Renly didn't move all that slowly. He was at Bitterbridge, halfway between King's Landing and Highgarden, 1 month and a few days after he marched from Highgarden. This was a normal pace according to the most accurate asoiaf timeline available. If he travelled at a fast pace he would have reached King's Landing at just about 2 weeks earlier, and in about 40 days if he ditched his supply train. It wasn't that he was staying at one place for weeks at a time.
This wasn't without reason, either. Tyrion observes that Renly is letting the two factions, Lannister and Stark, weaken each other. That way, he conserves his army and also gains more supporters with his progress by hosting tourneys and feasts to court allies. There's also another element. Renly is specifically said to feast at lords' holdfasts on his progress. His pace also allows his supply lines to keep up with his army. This way, he prevents his soldiers from plundering the countryside, and thus maintains good PR. In the War of the Roses, there was a monarch who was barred entry from a city because their army had been ravaging the crops and homes of peasants and the people feared they would do the same to the city. Renly is doing the opposite, he maintains a good image by not plundering and hosting feasts and tourneys instead, and has plausible deniability from starving the city (as he was so removed from King's Landing when the riots took place, the peasants blamed the Lannisters), and when he arrives at the gates he would be the one supplying food to the city, instead of demanding it, and thus would be welcomed instead of denied.

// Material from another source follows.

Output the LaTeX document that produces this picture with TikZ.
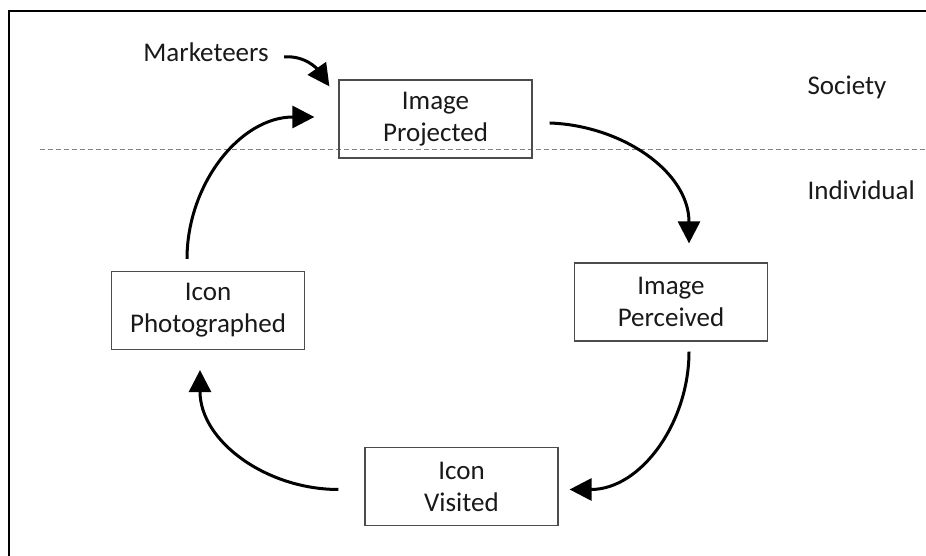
\documentclass[tikz,border=0pt]{standalone}
\usepackage{fontspec}
\setmainfont{Carlito}
\usepackage{tikz}
\usetikzlibrary{positioning,calc,arrows.meta}

\begin{document}
\begin{tikzpicture}[x=1pt, y=1pt,
    every node/.style={font=\fontsize{27}{32}\selectfont, text=black!90},
    box/.style={draw=black!70, line width=1.2pt, rectangle, minimum width=193pt, minimum height=78pt, inner sep=0pt, align=center},
    cyc/.style={line width=3pt, -{Triangle[length=22pt,width=22pt]}}]
    \useasboundingbox (0,0) rectangle (926,556);
    % frame and divider
    \draw[line width=2.5pt] (9,0) -- (9,545) -- (926,545);
    \draw[black!50, line width=0.9pt, dash pattern=on 5pt off 3pt] (40,407) -- (926,407);

    \node (proj) [box] at (435.5,437) {Image\\Projected};
    \node (perc) [box] at (671,254) {Image\\Perceived};
    \node (vis) [box] at (461.5,69.5) {Icon\\Visited};
    \node (phot) [box] at (208,245.5) {Icon\\Photographed};

    \node (mkt) at (206,504) {Marketeers};
    \node (soc) [anchor=west] at (804,469) {Society};
    \node (ind) [anchor=west] at (804,366) {Individual};

    \draw[cyc] ([xshift=17pt,yshift=-4pt]proj.east) to[out=-2,in=90] ([xshift=18pt,yshift=19pt]perc.north);
    \draw[cyc] ([xshift=18pt,yshift=-10pt]perc.south) to[out=-90,in=0] ([xshift=11pt,yshift=-3pt]vis.east);
    \draw[cyc] ([xshift=-26pt,yshift=-3pt]vis.west) to[out=180,in=-90] ([xshift=-8pt,yshift=-20pt]phot.south);
    \draw[cyc] ([xshift=-21pt,yshift=12pt]phot.north) to[out=90,in=180] ([xshift=-24pt,yshift=2pt]proj.west);
    \draw[cyc] ([xshift=12pt,yshift=-5pt]mkt.east) to[out=5,in=125] ([xshift=-9pt,yshift=-7pt]proj.north west);
\end{tikzpicture}
\end{document}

The Reach is huge, so that would be why it was able to supply his army and also, as mentioned, Renly was feasting his army at lord's homes as he travelled. The Tyrells were easily able to feed the starving city when they arrived. In fact they are so opulent Joffrey's feast had 66 courses. Also, in the time between Renly's death and the alliance between the Lannisters and Tyrells, the army was idle for months. But there was no disease or famine indicated. So I don't think it was ever a problem.